_SHORT EXERCISE_
Leave the pictures out and quote every line from the start of the listing to the line with "from bokeh.resources import INLINE", inclusive.

* * * * *

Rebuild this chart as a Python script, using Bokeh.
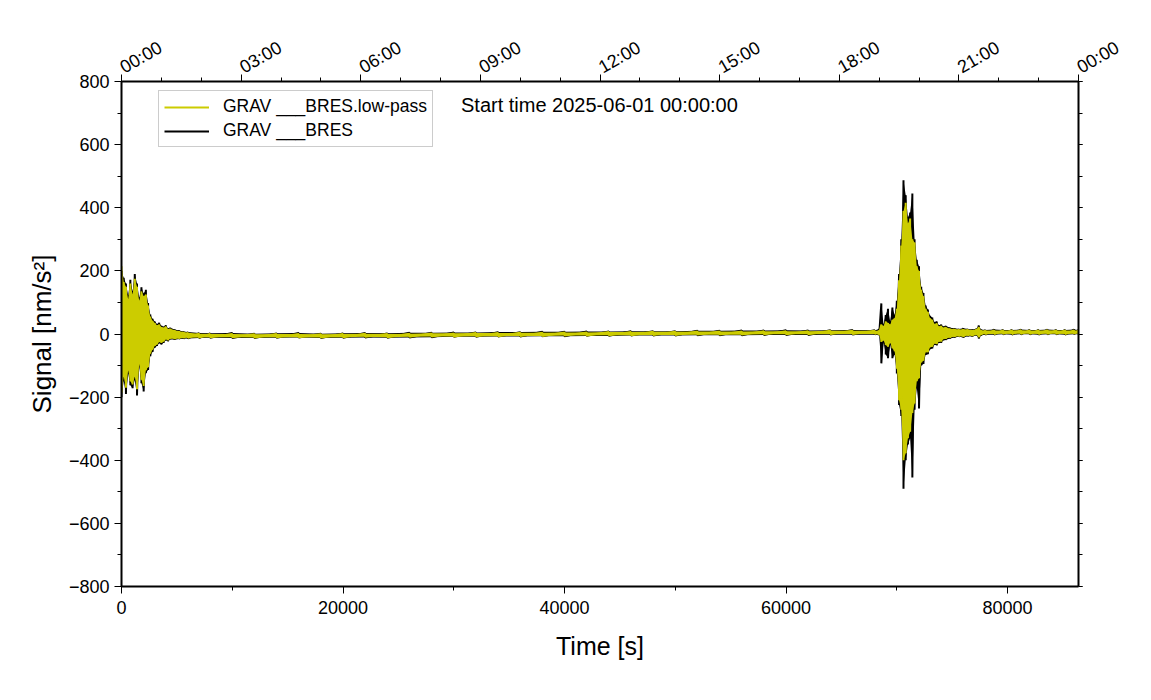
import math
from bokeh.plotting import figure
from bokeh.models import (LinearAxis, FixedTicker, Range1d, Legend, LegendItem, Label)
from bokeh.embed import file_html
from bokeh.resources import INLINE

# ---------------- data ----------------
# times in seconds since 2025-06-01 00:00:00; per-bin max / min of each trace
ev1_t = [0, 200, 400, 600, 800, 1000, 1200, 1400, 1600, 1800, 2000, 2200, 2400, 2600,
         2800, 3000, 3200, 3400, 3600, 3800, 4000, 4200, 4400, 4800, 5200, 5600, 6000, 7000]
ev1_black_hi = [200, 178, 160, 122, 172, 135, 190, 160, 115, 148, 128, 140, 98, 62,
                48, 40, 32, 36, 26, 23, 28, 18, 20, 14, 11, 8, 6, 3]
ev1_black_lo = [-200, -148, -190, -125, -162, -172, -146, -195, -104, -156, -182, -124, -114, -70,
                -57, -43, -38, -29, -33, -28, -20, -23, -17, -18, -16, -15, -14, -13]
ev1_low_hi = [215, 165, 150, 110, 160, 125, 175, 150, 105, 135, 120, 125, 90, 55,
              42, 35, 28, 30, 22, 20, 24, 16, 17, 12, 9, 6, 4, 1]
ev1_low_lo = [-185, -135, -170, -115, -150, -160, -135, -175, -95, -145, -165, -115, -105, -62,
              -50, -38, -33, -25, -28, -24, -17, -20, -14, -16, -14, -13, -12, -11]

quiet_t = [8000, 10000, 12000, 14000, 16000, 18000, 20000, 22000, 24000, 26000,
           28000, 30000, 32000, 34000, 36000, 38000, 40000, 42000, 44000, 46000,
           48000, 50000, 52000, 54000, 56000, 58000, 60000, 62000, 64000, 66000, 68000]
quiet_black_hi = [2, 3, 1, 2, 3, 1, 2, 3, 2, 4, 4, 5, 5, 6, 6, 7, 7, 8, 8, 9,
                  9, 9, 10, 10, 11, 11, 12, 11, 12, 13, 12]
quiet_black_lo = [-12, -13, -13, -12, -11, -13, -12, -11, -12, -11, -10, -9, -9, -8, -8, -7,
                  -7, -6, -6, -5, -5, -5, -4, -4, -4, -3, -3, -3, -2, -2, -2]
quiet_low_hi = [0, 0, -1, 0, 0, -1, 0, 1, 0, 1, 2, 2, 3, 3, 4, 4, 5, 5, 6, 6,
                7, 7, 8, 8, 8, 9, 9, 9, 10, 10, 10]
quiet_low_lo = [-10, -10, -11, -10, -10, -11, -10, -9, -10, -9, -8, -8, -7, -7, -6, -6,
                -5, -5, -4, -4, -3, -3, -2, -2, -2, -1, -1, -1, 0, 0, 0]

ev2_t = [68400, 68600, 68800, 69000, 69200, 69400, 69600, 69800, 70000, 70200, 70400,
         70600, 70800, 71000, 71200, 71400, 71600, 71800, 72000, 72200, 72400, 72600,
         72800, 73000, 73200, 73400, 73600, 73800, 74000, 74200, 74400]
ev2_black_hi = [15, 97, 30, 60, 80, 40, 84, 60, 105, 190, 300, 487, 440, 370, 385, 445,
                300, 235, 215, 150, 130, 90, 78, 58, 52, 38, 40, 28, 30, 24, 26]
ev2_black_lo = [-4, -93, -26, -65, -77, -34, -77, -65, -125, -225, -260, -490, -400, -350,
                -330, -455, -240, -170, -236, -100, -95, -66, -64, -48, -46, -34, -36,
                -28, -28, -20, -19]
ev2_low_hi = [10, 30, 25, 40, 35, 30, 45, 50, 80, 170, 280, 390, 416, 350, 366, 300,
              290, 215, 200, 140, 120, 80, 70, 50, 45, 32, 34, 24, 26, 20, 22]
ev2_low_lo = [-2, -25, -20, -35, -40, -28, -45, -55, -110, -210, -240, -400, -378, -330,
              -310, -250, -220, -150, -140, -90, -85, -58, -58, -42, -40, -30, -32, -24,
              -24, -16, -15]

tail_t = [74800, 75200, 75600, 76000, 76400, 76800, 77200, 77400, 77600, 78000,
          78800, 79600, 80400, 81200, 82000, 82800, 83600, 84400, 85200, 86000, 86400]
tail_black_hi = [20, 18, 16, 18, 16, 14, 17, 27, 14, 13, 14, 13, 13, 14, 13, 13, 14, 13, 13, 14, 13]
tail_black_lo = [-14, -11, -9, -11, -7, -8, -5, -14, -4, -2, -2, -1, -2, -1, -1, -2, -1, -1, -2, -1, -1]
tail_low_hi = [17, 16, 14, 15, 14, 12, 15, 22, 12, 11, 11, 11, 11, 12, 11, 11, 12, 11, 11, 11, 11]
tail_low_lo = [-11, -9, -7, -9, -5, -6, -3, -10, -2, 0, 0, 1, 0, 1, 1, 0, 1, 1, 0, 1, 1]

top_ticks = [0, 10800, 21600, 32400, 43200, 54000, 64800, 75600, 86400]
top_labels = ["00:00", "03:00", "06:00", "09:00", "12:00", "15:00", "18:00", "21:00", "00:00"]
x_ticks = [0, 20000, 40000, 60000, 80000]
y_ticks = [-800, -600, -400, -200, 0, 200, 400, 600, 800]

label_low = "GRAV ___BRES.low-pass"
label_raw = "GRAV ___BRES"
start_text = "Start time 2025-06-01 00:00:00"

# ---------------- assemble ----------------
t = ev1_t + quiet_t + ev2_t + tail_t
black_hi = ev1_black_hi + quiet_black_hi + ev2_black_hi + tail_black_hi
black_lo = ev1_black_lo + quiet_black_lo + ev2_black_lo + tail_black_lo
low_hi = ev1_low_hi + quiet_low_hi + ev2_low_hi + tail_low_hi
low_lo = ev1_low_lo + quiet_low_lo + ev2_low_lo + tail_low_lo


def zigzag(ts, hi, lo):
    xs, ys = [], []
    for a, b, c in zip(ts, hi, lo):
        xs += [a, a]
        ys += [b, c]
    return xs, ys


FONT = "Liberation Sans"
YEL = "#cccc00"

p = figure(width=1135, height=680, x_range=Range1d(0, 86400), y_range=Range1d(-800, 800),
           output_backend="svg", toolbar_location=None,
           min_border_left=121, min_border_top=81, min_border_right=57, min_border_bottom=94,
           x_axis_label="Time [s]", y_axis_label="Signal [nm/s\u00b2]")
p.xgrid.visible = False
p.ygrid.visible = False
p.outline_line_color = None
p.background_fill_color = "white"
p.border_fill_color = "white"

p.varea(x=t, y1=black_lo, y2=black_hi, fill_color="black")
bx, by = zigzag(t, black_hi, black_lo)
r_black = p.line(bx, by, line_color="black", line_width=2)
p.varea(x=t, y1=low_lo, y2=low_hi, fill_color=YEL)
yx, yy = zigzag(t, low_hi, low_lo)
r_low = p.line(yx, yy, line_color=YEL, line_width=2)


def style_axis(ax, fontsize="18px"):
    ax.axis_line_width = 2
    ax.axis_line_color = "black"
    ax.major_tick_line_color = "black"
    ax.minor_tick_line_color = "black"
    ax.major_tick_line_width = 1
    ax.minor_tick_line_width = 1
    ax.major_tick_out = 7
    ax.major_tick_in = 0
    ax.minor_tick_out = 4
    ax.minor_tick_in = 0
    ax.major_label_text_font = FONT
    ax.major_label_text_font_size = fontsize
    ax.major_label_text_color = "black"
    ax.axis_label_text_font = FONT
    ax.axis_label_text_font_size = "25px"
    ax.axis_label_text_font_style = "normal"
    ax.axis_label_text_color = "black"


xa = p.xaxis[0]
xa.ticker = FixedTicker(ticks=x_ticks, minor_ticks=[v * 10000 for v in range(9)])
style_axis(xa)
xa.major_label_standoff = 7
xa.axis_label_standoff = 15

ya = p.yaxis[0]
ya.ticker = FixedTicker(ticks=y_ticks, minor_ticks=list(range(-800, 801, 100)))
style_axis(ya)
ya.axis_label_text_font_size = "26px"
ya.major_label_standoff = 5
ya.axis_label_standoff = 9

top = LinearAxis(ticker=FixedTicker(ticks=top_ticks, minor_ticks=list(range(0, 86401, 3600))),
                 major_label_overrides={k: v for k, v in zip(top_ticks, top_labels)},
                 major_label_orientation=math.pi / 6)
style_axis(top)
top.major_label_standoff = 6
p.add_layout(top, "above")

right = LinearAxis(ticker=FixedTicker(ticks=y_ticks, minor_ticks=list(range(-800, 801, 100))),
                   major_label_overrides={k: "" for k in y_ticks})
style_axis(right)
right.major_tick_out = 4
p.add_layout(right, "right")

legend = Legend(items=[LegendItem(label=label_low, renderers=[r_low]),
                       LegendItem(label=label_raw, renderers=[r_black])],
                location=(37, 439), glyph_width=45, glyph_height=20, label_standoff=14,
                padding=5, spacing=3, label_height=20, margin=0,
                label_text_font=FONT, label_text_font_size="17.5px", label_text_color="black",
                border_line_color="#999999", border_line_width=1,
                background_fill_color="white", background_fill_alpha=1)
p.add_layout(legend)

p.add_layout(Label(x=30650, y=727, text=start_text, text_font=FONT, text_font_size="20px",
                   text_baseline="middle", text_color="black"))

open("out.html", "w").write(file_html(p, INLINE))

* * * * *

_REPLY TO THE EXERCISE_
Rebuild this chart as a Python script, using Bokeh.
import math
from bokeh.plotting import figure
from bokeh.models import (LinearAxis, FixedTicker, Range1d, Legend, LegendItem, Label)
from bokeh.embed import file_html
from bokeh.resources import INLINE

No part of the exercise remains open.